Data block =
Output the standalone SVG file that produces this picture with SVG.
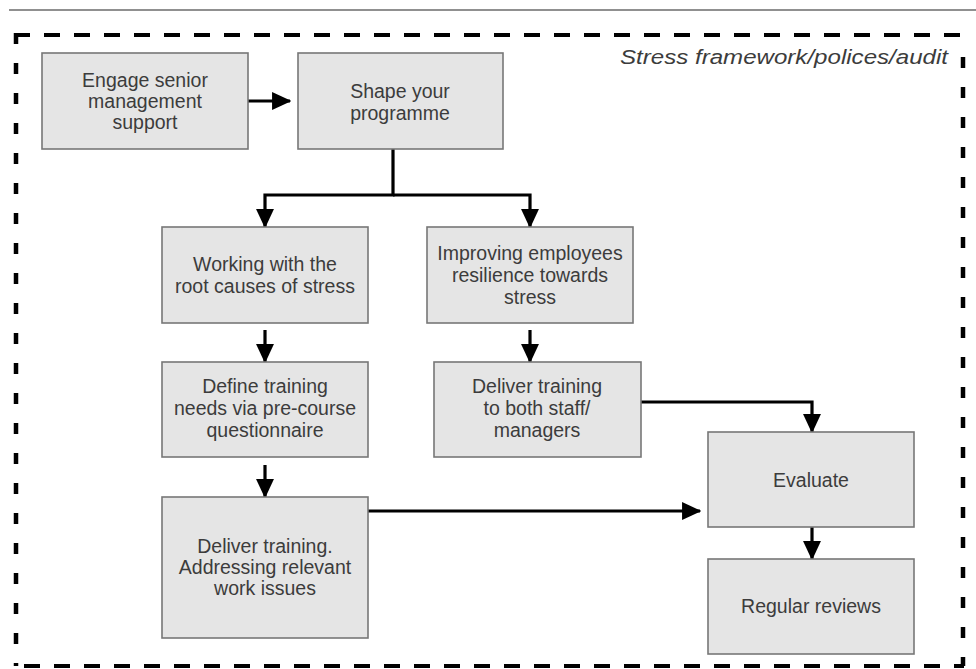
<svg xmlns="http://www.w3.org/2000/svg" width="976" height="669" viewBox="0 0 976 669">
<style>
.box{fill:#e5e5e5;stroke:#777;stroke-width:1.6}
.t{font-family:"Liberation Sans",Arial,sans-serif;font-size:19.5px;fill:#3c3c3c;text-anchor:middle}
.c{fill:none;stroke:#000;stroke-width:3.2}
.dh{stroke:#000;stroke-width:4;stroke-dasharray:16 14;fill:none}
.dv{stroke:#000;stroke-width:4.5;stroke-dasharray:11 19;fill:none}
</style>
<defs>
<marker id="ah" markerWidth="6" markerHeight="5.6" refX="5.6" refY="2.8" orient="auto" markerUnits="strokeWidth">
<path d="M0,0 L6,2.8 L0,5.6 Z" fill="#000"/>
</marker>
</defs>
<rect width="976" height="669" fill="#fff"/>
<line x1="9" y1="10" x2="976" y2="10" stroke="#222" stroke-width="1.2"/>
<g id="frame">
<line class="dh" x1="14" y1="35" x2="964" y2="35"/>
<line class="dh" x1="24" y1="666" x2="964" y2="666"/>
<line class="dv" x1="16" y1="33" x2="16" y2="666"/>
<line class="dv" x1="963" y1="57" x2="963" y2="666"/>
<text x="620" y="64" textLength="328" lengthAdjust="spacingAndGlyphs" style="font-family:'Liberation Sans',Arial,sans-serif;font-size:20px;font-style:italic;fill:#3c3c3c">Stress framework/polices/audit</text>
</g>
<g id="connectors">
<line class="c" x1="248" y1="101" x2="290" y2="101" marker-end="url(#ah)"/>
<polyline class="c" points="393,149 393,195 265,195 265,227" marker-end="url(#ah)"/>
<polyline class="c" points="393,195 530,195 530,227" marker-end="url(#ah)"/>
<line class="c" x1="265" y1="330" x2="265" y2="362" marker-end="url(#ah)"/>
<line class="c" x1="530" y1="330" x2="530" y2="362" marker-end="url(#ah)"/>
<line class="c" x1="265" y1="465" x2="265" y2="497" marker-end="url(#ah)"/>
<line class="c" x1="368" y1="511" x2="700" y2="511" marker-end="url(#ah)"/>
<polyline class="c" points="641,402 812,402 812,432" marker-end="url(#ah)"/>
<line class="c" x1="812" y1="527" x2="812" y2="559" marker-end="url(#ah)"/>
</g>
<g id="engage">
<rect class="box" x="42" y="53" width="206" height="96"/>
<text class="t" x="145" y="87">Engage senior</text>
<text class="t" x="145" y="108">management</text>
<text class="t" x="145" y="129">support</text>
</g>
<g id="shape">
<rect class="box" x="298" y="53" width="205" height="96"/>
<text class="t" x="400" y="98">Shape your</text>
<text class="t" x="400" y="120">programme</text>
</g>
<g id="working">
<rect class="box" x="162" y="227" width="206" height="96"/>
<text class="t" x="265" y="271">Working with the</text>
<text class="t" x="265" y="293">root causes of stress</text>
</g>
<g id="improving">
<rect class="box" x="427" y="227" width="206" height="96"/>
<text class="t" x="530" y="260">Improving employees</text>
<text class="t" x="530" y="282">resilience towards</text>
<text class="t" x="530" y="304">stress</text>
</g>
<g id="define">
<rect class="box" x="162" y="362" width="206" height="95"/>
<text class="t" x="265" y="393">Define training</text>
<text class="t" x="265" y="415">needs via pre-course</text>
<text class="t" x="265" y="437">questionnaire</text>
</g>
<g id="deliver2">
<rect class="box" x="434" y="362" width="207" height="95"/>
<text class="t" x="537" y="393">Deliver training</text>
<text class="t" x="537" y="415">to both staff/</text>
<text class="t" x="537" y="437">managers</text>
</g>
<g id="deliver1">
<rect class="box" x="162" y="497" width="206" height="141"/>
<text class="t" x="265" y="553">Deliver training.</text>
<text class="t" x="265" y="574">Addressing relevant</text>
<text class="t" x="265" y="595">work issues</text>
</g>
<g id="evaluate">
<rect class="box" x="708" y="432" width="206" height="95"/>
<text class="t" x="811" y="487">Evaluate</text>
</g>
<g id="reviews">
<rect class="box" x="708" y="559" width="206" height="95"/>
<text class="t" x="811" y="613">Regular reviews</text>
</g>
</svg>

Short task =
Find each line that has the word "with", then copy it out.

Reply =
Output the standalone SVG file that produces this picture with SVG.
<text class="t" x="265" y="271">Working with the</text>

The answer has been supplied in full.